## Goal
Leave out the pictures and set down exactly the lines from the start of the listing through the one with "const data = names.map((n, i)", both included.
__________________________________________________
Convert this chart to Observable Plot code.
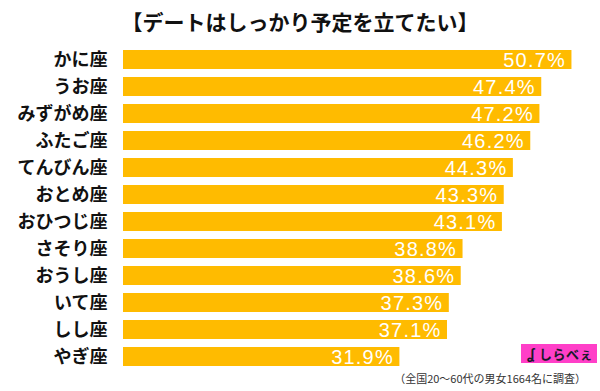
<!DOCTYPE html>
<html>
<head>
<meta charset="utf-8">
<script src="https://cdn.jsdelivr.net/npm/d3@7"></script>
<script src="https://cdn.jsdelivr.net/npm/@observablehq/plot@0.6"></script>
<style>
  html, body { margin: 0; padding: 0; background: #fff; }
  #wrap { position: relative; width: 600px; height: 391px; overflow: hidden; font-family: "Noto Sans CJK JP", sans-serif; }
  #title { height: 34px; padding-top: 8px; box-sizing: border-box; line-height: 26px; text-align: center; font-size: 21px; font-weight: bold; color: #111; }
  #chart svg g[fill="white"] text { letter-spacing: 1.2px; }
  #logo { position: absolute; left: 521px; top: 344px; width: 76px; height: 19px; background: #ff3fc8; color: #1a1a2a; font-size: 13px; font-weight: bold; line-height: 19px; box-sizing: border-box; padding-left: 6px; letter-spacing: 0.5px; white-space: nowrap; }
  #logo .ic { font-size: 14px; margin-right: 4px; }
  #caption { position: absolute; right: 14px; top: 370px; font-size: 11px; color: #333; line-height: 16px; white-space: nowrap; }
</style>
</head>
<body>
<div id="wrap">
  <div id="title">【デートはしっかり予定を立てたい】</div>
  <div id="chart"></div>
  <div id="logo"><span class="ic">ʆ</span>しらべぇ</div>
  <div id="caption">（全国20〜60代の男女1664名に調査）</div>
</div>
<script>
const names = ["かに座","うお座","みずがめ座","ふたご座","てんびん座","おとめ座","おひつじ座","さそり座","おうし座","いて座","しし座","やぎ座"];
const values = [50.7, 47.4, 47.2, 46.2, 44.3, 43.3, 43.1, 38.8, 38.6, 37.3, 37.1, 31.9];
const data = names.map((n, i) => ({name: n, value: values[i]}));

const chart = Plot.plot({
  width: 600,
  height: 357,
  marginTop: 2.4,
  marginBottom: 11.9,
  marginLeft: 123,
  marginRight: 7.5,
  style: {fontFamily: "Noto Sans CJK JP, sans-serif", background: "#fff"},
  x: {domain: [1.7, 53], clamp: true, axis: null},
  y: {domain: names, padding: 0.283, axis: null},
  marks: [
    Plot.barX(data, {x: "value", y: "name", fill: "#ffbb00"}),
    Plot.text(data, {x: "value", y: "name", text: d => d.value.toFixed(1) + "%", textAnchor: "end", dx: -6, dy: 1, fill: "white", fontSize: 20, fontFamily: "Liberation Sans, Arial, sans-serif"}),
    Plot.axisY({tickSize: 0, tickPadding: 16, fontSize: 18, fontWeight: "bold", fill: "#111", label: null})
  ]
});
document.getElementById("chart").appendChild(chart);
</script>
</body>
</html>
__________________________________________________
## Finished answer
Convert this chart to Observable Plot code.
<!DOCTYPE html>
<html>
<head>
<meta charset="utf-8">
<script src="https://cdn.jsdelivr.net/npm/d3@7"></script>
<script src="https://cdn.jsdelivr.net/npm/@observablehq/plot@0.6"></script>
<style>
  html, body { margin: 0; padding: 0; background: #fff; }
  #wrap { position: relative; width: 600px; height: 391px; overflow: hidden; font-family: "Noto Sans CJK JP", sans-serif; }
  #title { height: 34px; padding-top: 8px; box-sizing: border-box; line-height: 26px; text-align: center; font-size: 21px; font-weight: bold; color: #111; }
  #chart svg g[fill="white"] text { letter-spacing: 1.2px; }
  #logo { position: absolute; left: 521px; top: 344px; width: 76px; height: 19px; background: #ff3fc8; color: #1a1a2a; font-size: 13px; font-weight: bold; line-height: 19px; box-sizing: border-box; padding-left: 6px; letter-spacing: 0.5px; white-space: nowrap; }
  #logo .ic { font-size: 14px; margin-right: 4px; }
  #caption { position: absolute; right: 14px; top: 370px; font-size: 11px; color: #333; line-height: 16px; white-space: nowrap; }
</style>
</head>
<body>
<div id="wrap">
  <div id="title">【デートはしっかり予定を立てたい】</div>
  <div id="chart"></div>
  <div id="logo"><span class="ic">ʆ</span>しらべぇ</div>
  <div id="caption">（全国20〜60代の男女1664名に調査）</div>
</div>
<script>
const names = ["かに座","うお座","みずがめ座","ふたご座","てんびん座","おとめ座","おひつじ座","さそり座","おうし座","いて座","しし座","やぎ座"];
const values = [50.7, 47.4, 47.2, 46.2, 44.3, 43.3, 43.1, 38.8, 38.6, 37.3, 37.1, 31.9];
const data = names.map((n, i) => ({name: n, value: values[i]}));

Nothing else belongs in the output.